Checking for a correlation between the active minutes and the total minutes asleep
viz7 <- ggplot(data=unique_dataframe, aes(x=VeryActiveMinutes, y=TotalMinutesAsleep))+
geom_point(colour="yellow")+
geom_smooth(colour="white")+
labs(title="Total Minutes Asleep VS Very Active Minutes", x= "Very Active Minutes", y="Total Minutes Asleep")+
theme_ft_rc()
viz8 <- ggplot(data=unique_dataframe, aes(x=FairlyActiveMinutes, y=TotalMinutesAsleep))+
geom_point(colour="yellow")+
geom_smooth(colour="white")+
labs(title="Total Minutes Asleep VS Fairly Active Minutes", x= "Fairly Active Minutes", y="Total Minutes Asleep")+
theme_ft_rc()
viz9 <- ggplot(data=unique_dataframe, aes(x=LightlyActiveMinutes, y=TotalMinutesAsleep))+
geom_point(colour="yellow")+
geom_smooth(colour="white")+
labs(title="Total Minutes Asleep VS Lightly Active Minutes", x= "Lightly Active Minutes", y="Total Minutes Asleep")+
theme_ft_rc()plot(viz7)
plot(viz8)
plot(viz9)
The three plots show that the very active minutes and the fairly active minutes are positively correlated with the total minutes asleep, as opposed to the lightly active minutes which is negatively correlated with the total minutes asleep.
Correlation Matrix
variables_matrix <- select(daily_activity, TotalSteps, TotalDistance, VeryActiveDistance, ModeratelyActiveDistance, LightActiveDistance, VeryActiveMinutes, FairlyActiveMinutes, LightlyActiveMinutes, Calories)
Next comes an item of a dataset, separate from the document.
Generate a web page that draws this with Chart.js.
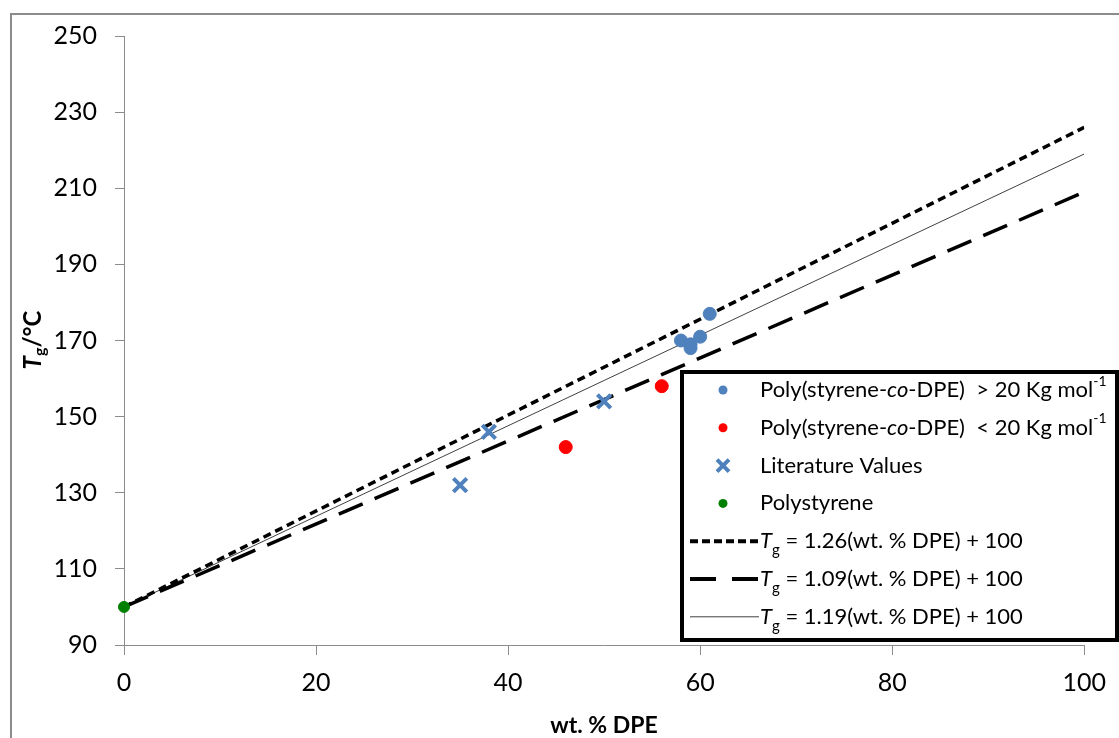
<!DOCTYPE html>
<html>
<head>
<meta charset="utf-8">
<script src="https://cdn.jsdelivr.net/npm/chart.js@4"></script>
<style>
  body { margin: 0; background: #fff; }
  #wrap { width: 1119px; height: 738px; }
</style>
</head>
<body>
<div id="wrap"><canvas id="myChart" width="1119" height="738"></canvas></div>
<script>
// data
const highMwX = [58, 59, 59, 60, 61];
const highMwY = [170, 168, 169, 171, 177];
const lowMwX = [46, 56];
const lowMwY = [142, 158];
const litX = [35, 38, 50];
const litY = [132, 146, 154];
const psX = [0];
const psY = [100];
const fitX = [0, 100];
const fit126 = [100, 226];
const fit109 = [100, 209];
const fit119 = [100, 219];
const xTicks = [0, 20, 40, 60, 80, 100];
const yTicks = [90, 110, 130, 150, 170, 190, 210, 230, 250];

const BLUE = '#4f81bd';
const FONT = 'Lato, "Open Sans", sans-serif';

function pts(xs, ys) {
    return xs.map((x, i) => ({ x: x, y: ys[i] }));
}

const ctx = document.getElementById('myChart').getContext('2d');

// outer frame + legend + axis titles
const decor = {
    id: 'decor',
    beforeDraw(chart) {
        const c = chart.ctx;
        c.save();
        c.fillStyle = '#fff';
        c.fillRect(0, 0, chart.width, chart.height);
        c.strokeStyle = '#8c8c8c';
        c.lineWidth = 2;
        c.strokeRect(11, 14, 1200, 800);
        c.restore();
    },
    afterDraw(chart) {
        const c = chart.ctx;
        c.save();

        // y title: T(italic) g(sub) /°C, rotated
        c.translate(33, 340);
        c.rotate(-Math.PI / 2);
        c.fillStyle = '#000';
        c.textBaseline = 'middle';
        let parts = [
            { t: 'T', f: 'italic bold 24px ' + FONT, dy: 0 },
            { t: 'g', f: 'bold 16px ' + FONT, dy: 7 },
            { t: '/°C', f: 'bold 24px ' + FONT, dy: 0 }
        ];
        let w = 0;
        parts.forEach(p => { c.font = p.f; w += c.measureText(p.t).width; });
        let x = -w / 2;
        parts.forEach(p => {
            c.font = p.f;
            c.fillText(p.t, x, p.dy);
            x += c.measureText(p.t).width;
        });
        c.restore();

        // x title
        c.save();
        c.fillStyle = '#000';
        c.font = 'bold 23px ' + FONT;
        c.textAlign = 'center';
        c.textBaseline = 'middle';
        c.fillText('wt. % DPE', 604, 726);
        c.restore();

        // legend box
        c.save();
        c.fillStyle = '#fff';
        c.fillRect(682, 372, 435, 268);
        c.strokeStyle = '#000';
        c.lineWidth = 4;
        c.strokeRect(682, 372, 435, 268);

        const rows = [
            { mark: 'dot', color: BLUE, txt: [['Poly(styrene-', 'n'], ['co', 'i'], ['-DPE)  > 20 Kg mol', 'n'], ['-1', 'sup']] },
            { mark: 'dot', color: '#ff0000', txt: [['Poly(styrene-', 'n'], ['co', 'i'], ['-DPE)  < 20 Kg mol', 'n'], ['-1', 'sup']] },
            { mark: 'cross', color: BLUE, txt: [['Literature Values', 'n']] },
            { mark: 'dot', color: '#008000', txt: [['Polystyrene', 'n']] },
            { mark: 'short', txt: [['T', 'i'], ['g', 'sub'], [' = 1.26(wt. % DPE) + 100', 'n']] },
            { mark: 'long', txt: [['T', 'i'], ['g', 'sub'], [' = 1.09(wt. % DPE) + 100', 'n']] },
            { mark: 'thin', txt: [['T', 'i'], ['g', 'sub'], [' = 1.19(wt. % DPE) + 100', 'n']] }
        ];
        const fonts = {
            n: '22px ' + FONT,
            i: 'italic 22px ' + FONT,
            sup: '14px ' + FONT,
            sub: '15px ' + FONT
        };
        const dys = { n: 0, i: 0, sup: -9, sub: 9 };
        rows.forEach((r, i) => {
            const y = 390 + i * 37.8;
            c.setLineDash([]);
            if (r.mark === 'dot') {
                c.fillStyle = r.color;
                c.beginPath();
                c.arc(723, y, 4.5, 0, Math.PI * 2);
                c.fill();
            } else if (r.mark === 'cross') {
                c.strokeStyle = r.color;
                c.lineWidth = 4;
                c.beginPath();
                c.moveTo(717, y - 6); c.lineTo(729, y + 6);
                c.moveTo(729, y - 6); c.lineTo(717, y + 6);
                c.stroke();
            } else {
                c.strokeStyle = r.mark === 'thin' ? '#404040' : '#000';
                c.lineWidth = r.mark === 'thin' ? 1 : 4;
                if (r.mark === 'short') c.setLineDash([8, 4]);
                if (r.mark === 'long') c.setLineDash([26, 16]);
                c.beginPath();
                c.moveTo(690, y);
                c.lineTo(759, y);
                c.stroke();
                c.setLineDash([]);
            }
            let tx = 760;
            c.fillStyle = '#000';
            c.textBaseline = 'middle';
            r.txt.forEach(s => {
                c.font = fonts[s[1]];
                c.fillText(s[0], tx, y + dys[s[1]]);
                tx += c.measureText(s[0]).width;
            });
        });
        c.restore();
    }
};

const myChart = new Chart(ctx, {
    type: 'scatter',
    data: {
        datasets: [
            {
                label: 'Polystyrene',
                data: pts(psX, psY),
                backgroundColor: '#008000',
                borderColor: '#008000',
                pointRadius: 5.5,
                clip: false,
                order: 0
            },
            {
                label: 'Poly(styrene-co-DPE) > 20 Kg mol-1',
                data: pts(highMwX, highMwY),
                backgroundColor: BLUE,
                borderColor: BLUE,
                pointRadius: 6.5,
                order: 1
            },
            {
                label: 'Poly(styrene-co-DPE) < 20 Kg mol-1',
                data: pts(lowMwX, lowMwY),
                backgroundColor: '#ff0000',
                borderColor: '#ff0000',
                pointRadius: 6.5,
                order: 2
            },
            {
                label: 'Literature Values',
                data: pts(litX, litY),
                pointStyle: 'crossRot',
                borderColor: BLUE,
                backgroundColor: BLUE,
                pointRadius: 9.5,
                pointBorderWidth: 4,
                order: 3
            },
            {
                label: 'Tg = 1.26(wt. % DPE) + 100',
                data: pts(fitX, fit126),
                showLine: true,
                borderColor: '#000',
                borderWidth: 3.5,
                borderDash: [8, 5],
                pointRadius: 0,
                order: 4
            },
            {
                label: 'Tg = 1.09(wt. % DPE) + 100',
                data: pts(fitX, fit109),
                showLine: true,
                borderColor: '#000',
                borderWidth: 3.5,
                borderDash: [26, 13],
                pointRadius: 0,
                order: 5
            },
            {
                label: 'Tg = 1.19(wt. % DPE) + 100',
                data: pts(fitX, fit119),
                showLine: true,
                borderColor: '#404040',
                borderWidth: 1,
                pointRadius: 0,
                order: 6
            }
        ]
    },
    options: {
        responsive: false,
        animation: false,
        layout: { padding: { top: 36, right: 34, left: 0, bottom: 0 } },
        plugins: {
            legend: { display: false },
            tooltip: { enabled: false }
        },
        scales: {
            x: {
                type: 'linear',
                min: 0,
                max: 100,
                afterFit: s => { s.height = 93; },
                afterBuildTicks: s => { s.ticks = xTicks.map(v => ({ value: v })); },
                ticks: { font: { family: FONT, size: 25 }, color: '#000', padding: 13, maxRotation: 0 },
                grid: { drawOnChartArea: false, color: '#8c8c8c', tickLength: 10 },
                border: { color: '#8c8c8c', width: 1 }
            },
            y: {
                min: 90,
                max: 250,
                afterFit: s => { s.width = 124; },
                afterBuildTicks: s => { s.ticks = yTicks.map(v => ({ value: v })); },
                ticks: { font: { family: FONT, size: 25 }, color: '#000', padding: 18 },
                grid: { drawOnChartArea: false, color: '#8c8c8c', tickLength: 9 },
                border: { color: '#8c8c8c', width: 1 }
            }
        }
    },
    plugins: [decor]
});
</script>
</body>
</html>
correlation_matrix = cor(variables_matrix)
ggcorrplot(correlation_matrix, lab = TRUE)+
scale_fill_gradient2(low = "red", high = "darkslateblue", mid = "white")
The correlation matrix shows that total steps, total distance, and very active minutes with a correlation coefficient of 0.59, 0.64, and 0.62 respectively, are highly correlated with the burnt calories.
Conclusions for the data analysis
The difference between the total time in bed and the total time asleep is low, with only 40 minutes in average. The average total time asleep is 7 hours which depicts that most of the persons are having sufficient sleep which is good for their health.
The average body mass index recorded is 25.19, which falls in the overweight range between 25 and 29.9. This depicts that most of the persons are either not following a good diet, or not doing enough exercise.
The tracked distance and the total steps are almost identical, this means that the Bellabeat smartwatch is accurate and does not need any improvement.
The sample size is considerably low, and the conclusions driven based on the analysis of the sample might not be accurate, with only 3 persons in total that completed all the surveys.
Business insights for the Bellabeat Marketing Analytics Team
A mobile push notification for reminding the users to be active could be a good idea since there is a correlation between the total steps and the calories burnt.
Adding daily steps goals and achievements to the mobile application to incentivize the users to be active.
The maximum heart rate recorded was 200 which is very high and alarming. An alert system that triggers when the heart rate exceeds a certain threshold would be a good feature to implement as it could save lives.
The average total time asleep of 7 hours is good. In order to let the users keep the same sleep routine, a sleep time reminder could be added to the application.
Performing other surveys to gather more data, such as the age and the gender, and from a bigger sample size might be important in order to do more targeted improvements. To encourage users to complete all the surveys, rewards should be given to whoever completed all of them. The rewards will be distributed from a budget specifically allocated to this matter.